Fighting cancer with viruses
Among the strategies devised to combat tumors over the past 15 years, the transfer of therapeutic genes into cells where original genes are malfunctioning – an approach called gene therapy – continues to holds promise. However, experts note that a number of challenges need to be resolved before gene therapy can be adopted as a routine form of medical treatment.
Liu Xin-Yuan (TWAS Fellow 2000), professor and head of the Cancer Laboratory at the Shanghai Institute of Biochemistry and Cell Biology (SIBCB), is one of China's pioneers of gene therapy. With a background in chemistry and broad experience in molecular biology, Liu first gained international acclaim for his research on interferons – proteins that white blood cells produce in response to viruses, bacteria, parasites and tumors. He has drawn upon the knowledge and insights he gained in studying interferons to conduct cutting-edge research on gene therapy.
Liu, who has authored some 380 papers and received more than 40 awards, including the prestigious Hong Kong He Liang prize, explains: "Over the past decade, my team and I have been exploring the so-called Gene Armed Oncolytic Virus Therapy (GAOVT), which calls for arming viruses with a gene that only harms the tumor cells".
"Physiologically," Liu says, "viruses do not discriminate among the cells they infect. Once inside the cells, they destroy the host by producing thousands of viral copies that ultimately overwhelm the healthy cells." Each cycle of replication produces an enormous number of infectious particles that diffuse throughout the organism.

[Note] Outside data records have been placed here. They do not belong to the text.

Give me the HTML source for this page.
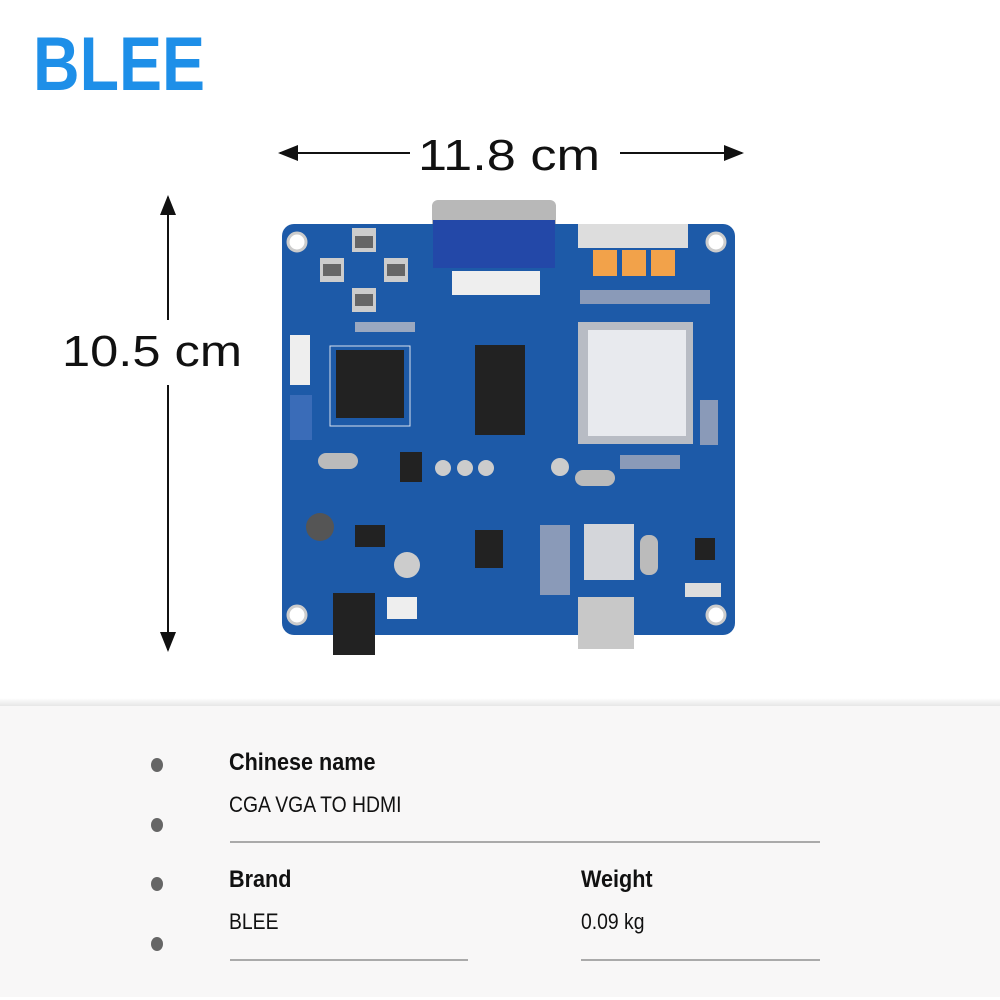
<!DOCTYPE html>
<html><head><meta charset="utf-8"><style>
body{margin:0;width:1000px;height:1000px;background:#fff;position:relative;overflow:hidden;font-family:"Liberation Sans",sans-serif}
.abs{position:absolute}
.bul{position:absolute;left:151px;width:12px;height:14px;border-radius:50%;background:#666}
.hd{position:absolute;font-weight:bold;font-size:24px;color:#111;transform:scaleX(0.9);transform-origin:left}
.vl{position:absolute;font-size:22px;color:#111;transform:scaleX(0.88);transform-origin:left}
.ln{position:absolute;height:2px;background:#aaa}
</style></head><body>
<svg class="abs" style="left:0;top:0" width="1000" height="700">
<defs><marker id="a" markerWidth="10" markerHeight="8" refX="9" refY="4" orient="auto"><path d="M0,0L10,4L0,8z" fill="#111"/></marker></defs>
<text x="33" y="90" font-family="Liberation Sans" font-weight="bold" font-size="76" fill="#1e8fe8" textLength="172" lengthAdjust="spacingAndGlyphs">BLEE</text>
<line x1="410" y1="153" x2="280" y2="153" stroke="#111" stroke-width="2" marker-end="url(#a)"/>
<line x1="620" y1="153" x2="742" y2="153" stroke="#111" stroke-width="2" marker-end="url(#a)"/>
<text x="418" y="170" font-family="Liberation Sans" font-size="44" fill="#111" textLength="182" lengthAdjust="spacingAndGlyphs">11.8 cm</text>
<line x1="168" y1="320" x2="168" y2="197" stroke="#111" stroke-width="2" marker-end="url(#a)"/>
<line x1="168" y1="385" x2="168" y2="650" stroke="#111" stroke-width="2" marker-end="url(#a)"/>
<text x="62" y="366" font-family="Liberation Sans" font-size="44" fill="#111" textLength="180" lengthAdjust="spacingAndGlyphs">10.5 cm</text>
<rect x="432" y="200" width="124" height="30" rx="6" fill="#b8b8b8"/>
<rect x="282" y="224" width="453" height="411" rx="12" fill="#1d5aa8"/>
<rect x="433" y="220" width="122" height="48" fill="#2348a8"/>
<circle cx="297" cy="242" r="9" fill="#fff" stroke="#ccc" stroke-width="3"/>
<circle cx="716" cy="242" r="9" fill="#fff" stroke="#ccc" stroke-width="3"/>
<circle cx="297" cy="615" r="9" fill="#fff" stroke="#ccc" stroke-width="3"/>
<circle cx="716" cy="615" r="9" fill="#fff" stroke="#ccc" stroke-width="3"/>
<rect x="452" y="271" width="88" height="24" fill="#eee"/>
<rect x="578" y="224" width="110" height="24" fill="#ddd"/>
<rect x="593" y="250" width="24" height="26" fill="#f2a24a"/><rect x="622" y="250" width="24" height="26" fill="#f2a24a"/><rect x="651" y="250" width="24" height="26" fill="#f2a24a"/>
<rect x="352" y="228" width="24" height="24" fill="#ccc"/><rect x="320" y="258" width="24" height="24" fill="#ccc"/><rect x="384" y="258" width="24" height="24" fill="#ccc"/><rect x="352" y="288" width="24" height="24" fill="#ccc"/>
<rect x="355" y="236" width="18" height="12" fill="#222" opacity=".6"/><rect x="323" y="264" width="18" height="12" fill="#222" opacity=".6"/><rect x="387" y="264" width="18" height="12" fill="#222" opacity=".6"/><rect x="355" y="294" width="18" height="12" fill="#222" opacity=".6"/>
<rect x="580" y="290" width="130" height="14" fill="#8a9ab8"/>
<rect x="355" y="322" width="60" height="10" fill="#9aa8c0"/>
<rect x="330" y="346" width="80" height="80" fill="none" stroke="#d8e0ee" stroke-width="1"/>
<rect x="336" y="350" width="68" height="68" fill="#222"/>
<rect x="475" y="345" width="50" height="90" fill="#222"/>
<rect x="578" y="322" width="115" height="122" fill="#b8bcc4"/>
<rect x="588" y="330" width="98" height="106" fill="#e8eaee"/>
<rect x="290" y="335" width="20" height="50" fill="#eee"/>
<rect x="290" y="395" width="22" height="45" fill="#3a6cb8"/>
<rect x="318" y="453" width="40" height="16" rx="8" fill="#bbb"/>
<rect x="575" y="470" width="40" height="16" rx="8" fill="#bbb"/>
<rect x="400" y="452" width="22" height="30" fill="#222"/>
<circle cx="443" cy="468" r="8" fill="#ccc"/><circle cx="465" cy="468" r="8" fill="#ccc"/><circle cx="486" cy="468" r="8" fill="#ccc"/>
<circle cx="560" cy="467" r="9" fill="#ccc"/>
<rect x="620" y="455" width="60" height="14" fill="#8a9ab8"/>
<rect x="700" y="400" width="18" height="45" fill="#8a9ab8"/>
<rect x="695" y="538" width="20" height="22" fill="#222"/>
<rect x="640" y="535" width="18" height="40" rx="8" fill="#bbb"/>
<circle cx="320" cy="527" r="14" fill="#555"/><circle cx="407" cy="565" r="13" fill="#ccc"/>
<rect x="355" y="525" width="30" height="22" fill="#222"/>
<rect x="540" y="525" width="30" height="70" fill="#8a9ab8"/>
<rect x="584" y="524" width="50" height="56" fill="#d4d6da"/>
<rect x="475" y="530" width="28" height="38" fill="#222"/>
<rect x="578" y="597" width="56" height="52" fill="#c8c8c8"/>
<rect x="333" y="593" width="42" height="62" fill="#222"/>
<rect x="387" y="597" width="30" height="22" fill="#eee"/>
<rect x="685" y="583" width="36" height="14" fill="#ddd"/>
</svg>
<div class="abs" style="left:0;top:698px;width:1000px;height:8px;background:linear-gradient(#fff,#e6e6e6)"></div>
<div class="abs" style="left:0;top:706px;width:1000px;height:291px;background:#f8f7f7"></div>
<div class="bul" style="top:758px"></div><div class="bul" style="top:818px"></div><div class="bul" style="top:877px"></div><div class="bul" style="top:937px"></div>
<div class="hd" style="left:229px;top:749px">Chinese name</div>
<div class="vl" style="left:229px;top:792px">CGA VGA TO HDMI</div>
<div class="ln" style="left:230px;top:841px;width:590px"></div>
<div class="hd" style="left:229px;top:866px">Brand</div>
<div class="vl" style="left:229px;top:909px">BLEE</div>
<div class="hd" style="left:581px;top:866px">Weight</div>
<div class="vl" style="left:581px;top:909px">0.09 kg</div>
<div class="ln" style="left:230px;top:959px;width:238px"></div>
<div class="ln" style="left:581px;top:959px;width:239px"></div>
</body></html>
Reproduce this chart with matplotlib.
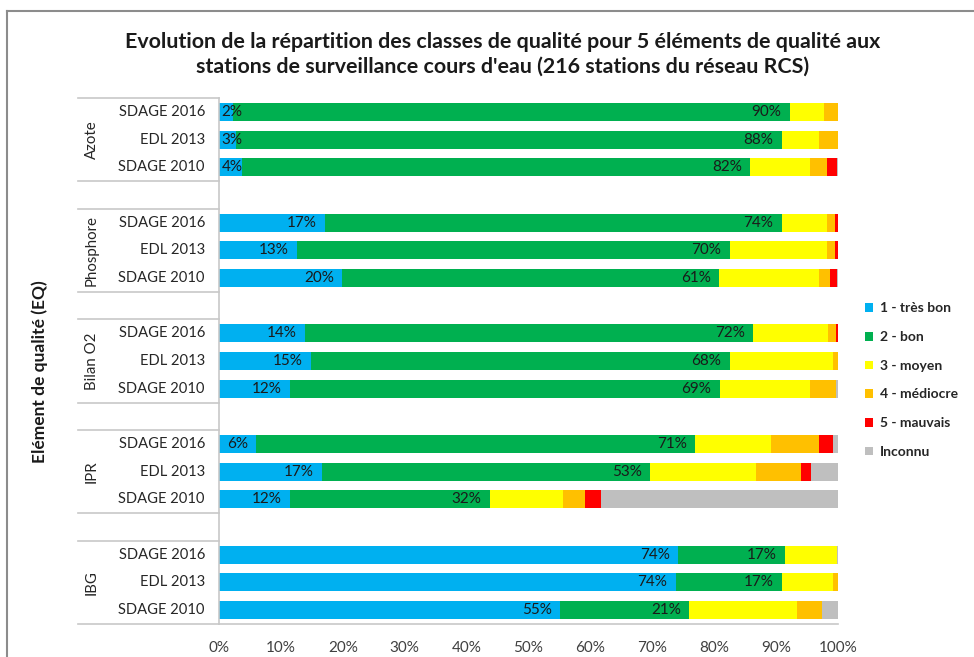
import matplotlib
matplotlib.use("Agg")
import matplotlib.pyplot as plt
from matplotlib.lines import Line2D
from matplotlib.patches import Patch
import matplotlib.transforms as mtransforms

plt.rcParams['font.family'] = ['Lato', 'DejaVu Sans']

groups = ["Azote", "Phosphore", "Bilan O2", "IPR", "IBG"]
periods = ["SDAGE 2016", "EDL 2013", "SDAGE 2010"]
classes = ["1 - très bon", "2 - bon", "3 - moyen", "4 - médiocre", "5 - mauvais", "Inconnu"]
colors = ["#00B0F0", "#00B050", "#FFFF00", "#FFC000", "#FF0000", "#BFBFBF"]

tres_bon = [[2.2, 2.8, 3.7], [17.1, 12.6, 19.9], [13.9, 14.8, 11.5], [6.0, 16.6, 11.5], [74.2, 73.8, 55.1]]
bon      = [[90.0, 88.1, 82.1], [73.8, 69.9, 60.9], [72.4, 67.7, 69.4], [70.9, 53.0, 32.2], [17.2, 17.1, 20.9]]
moyen    = [[5.6, 6.1, 9.7], [7.4, 15.8, 16.2], [12.1, 16.7, 14.6], [12.2, 17.1, 11.9], [8.4, 8.3, 17.3]]
mediocre = [[2.2, 3.0, 2.8], [1.2, 1.2, 1.7], [1.3, 0.8, 4.2], [7.9, 7.4, 3.6], [0.0, 0.8, 4.1]]
mauvais  = [[0.0, 0.0, 1.5], [0.5, 0.5, 1.1], [0.3, 0.0, 0.0], [2.2, 1.5, 2.5], [0.0, 0.0, 0.0]]
inconnu  = [[0.0, 0.0, 0.2], [0.0, 0.0, 0.2], [0.0, 0.0, 0.3], [0.8, 4.4, 38.3], [0.2, 0.0, 2.6]]
series = [tres_bon, bon, moyen, mediocre, mauvais, inconnu]

x_ticks = [0, 10, 20, 30, 40, 50, 60, 70, 80, 90, 100]

W, H = 974, 657
fig = plt.figure(figsize=(W / 100, H / 100), dpi=100)
ax = fig.add_axes([219 / W, 1 - 624 / H, 619 / W, 526 / H])

bar_h = 0.65
for g in range(len(groups)):
    for j in range(len(periods)):
        y = 4 * g + j
        left = 0.0
        for s in range(len(series)):
            v = series[s][g][j]
            if v > 0:
                ax.barh(y, v, left=left, height=bar_h, color=colors[s], edgecolor='none')
            if s < 2:
                lab = f"{v:.0f}%"
                if v < 5:
                    ax.annotate(lab, (left, y), xytext=(2, 0), textcoords='offset points',
                                ha='left', va='center', fontsize=11, color='#1a1a1a')
                else:
                    ax.annotate(lab, (left + v, y), xytext=(-6, 0), textcoords='offset points',
                                ha='right', va='center', fontsize=11, color='#1a1a1a')
            left += v

ax.set_xlim(0, 100)
ax.set_ylim(18.5, -0.5)
ax.set_xticks(x_ticks)
ax.set_xticklabels([f"{t}%" for t in x_ticks])
ax.tick_params(axis='x', length=0, pad=12, labelsize=11, labelcolor='#404040')
ax.set_yticks([])
for sp in ['top', 'right']:
    ax.spines[sp].set_visible(False)
ax.spines['left'].set_color('#C8C8C8')
ax.spines['bottom'].set_color('#C8C8C8')
ax.spines['left'].set_linewidth(1.2)
ax.spines['bottom'].set_linewidth(1.2)

# multi-level category axis
trans = mtransforms.blended_transform_factory(fig.transFigure, ax.transData)
for g, name in enumerate(groups):
    for j, p in enumerate(periods):
        ax.text(205 / W, 4 * g + j, p, transform=trans, ha='right', va='center',
                fontsize=10.6, color='#262626')
    ax.text(92 / W, 4 * g + 1, name, transform=trans, ha='center', va='center',
            rotation=90, fontsize=10.8, color='#262626')
    for yb in (4 * g - 0.5, 4 * g + 2.5):
        ax.add_line(Line2D([78 / W, 219 / W], [yb, yb], transform=trans,
                           color='#C8C8C8', lw=1.2, clip_on=False))

fig.text(40 / W, 1 - 372 / H, "Elément de qualité (EQ)", rotation=90, ha='center',
         va='center', fontsize=12.5, fontweight='bold', color='#1a1a1a')

fig.text(503 / W, 1 - 54 / H,
         "Evolution de la répartition des classes de qualité pour 5 éléments de qualité aux\n"
         "stations de surveillance cours d'eau (216 stations du réseau RCS)",
         ha='center', va='center', fontsize=15.4, fontweight='bold', color='#1a1a1a',
         linespacing=1.3)

# legend
handles = [Patch(facecolor=c, edgecolor='none') for c in colors]
leg = fig.legend(handles, classes, loc='upper left', bbox_to_anchor=(852 / W, 1 - 290 / H),
                 frameon=False, handlelength=0.6, handleheight=0.6, handletextpad=0.5,
                 labelspacing=1.2, prop={'weight': 'bold', 'size': 10})
for t in leg.get_texts():
    t.set_color('#262626')

# outer frame
fig.add_artist(Line2D([7 / W, 7 / W], [0, 1 - 11 / H], transform=fig.transFigure,
                      color='#8C8C8C', lw=1.5))
fig.add_artist(Line2D([7 / W, 1], [1 - 11 / H, 1 - 11 / H], transform=fig.transFigure,
                      color='#8C8C8C', lw=1.5))

fig.savefig("out.png", dpi=100)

"But viruses can be 'domesticated' or, at least, induced to act in a more discriminatory way," Liu notes. Based on that notion, Liu and his team modified the DNA of a specific family of viruses, called adenoviruses, so that they would only recognize and enter tumor cells.
They also armed the viruses with two weapons. The first, a gene called TRAIL, exerts strong anti-tumor activity in many tumor models by stimulating a process called apoptosis, or cell suicide. While providing a useful defense against the growth of cancers, resistance to TRAIL has become increasingly commonplace among patients. For this reason, Liu and co-workers turned to a second weapon, a gene called hSSTr2 that sensitizes cells to TRAILS' anti-tumor actions. Think of hSSTr2 as a booster agent.
"By using this approach," Liu observes, "we are trying to contain pancreatic and liver cancers. Both are particularly aggressive cancers that pose dire health threats to patients as well as compelling challenges to researchers and doctors." Pancreatic cancer, in particular, is not only aggressive but also highly resistant to treatment. Nearly half of the patients who develop the disease die within 6 months and less than 5% are alive 5 years after the initial diagnosis.
"TRAIL exhibits a high specificity for tumor cells," Liu points out, "activating a cascade of chemical reactions that ultimately leads to the death of malignant cells. Its gene partner, hSSTr2, helps spur the process when TRAIL fails to act."
Liu's approach has also opened up additional avenues of research, including the potential to apply the therapy to micro-metastases that arise far from the primary tumor.
"We are still in the early stages of our research and clinical investigations," says Liu. "But the results so far are promising and we plan to continue exploring ways to encourage viruses to inflict harm solely on the cancerous cells that are doing us harm."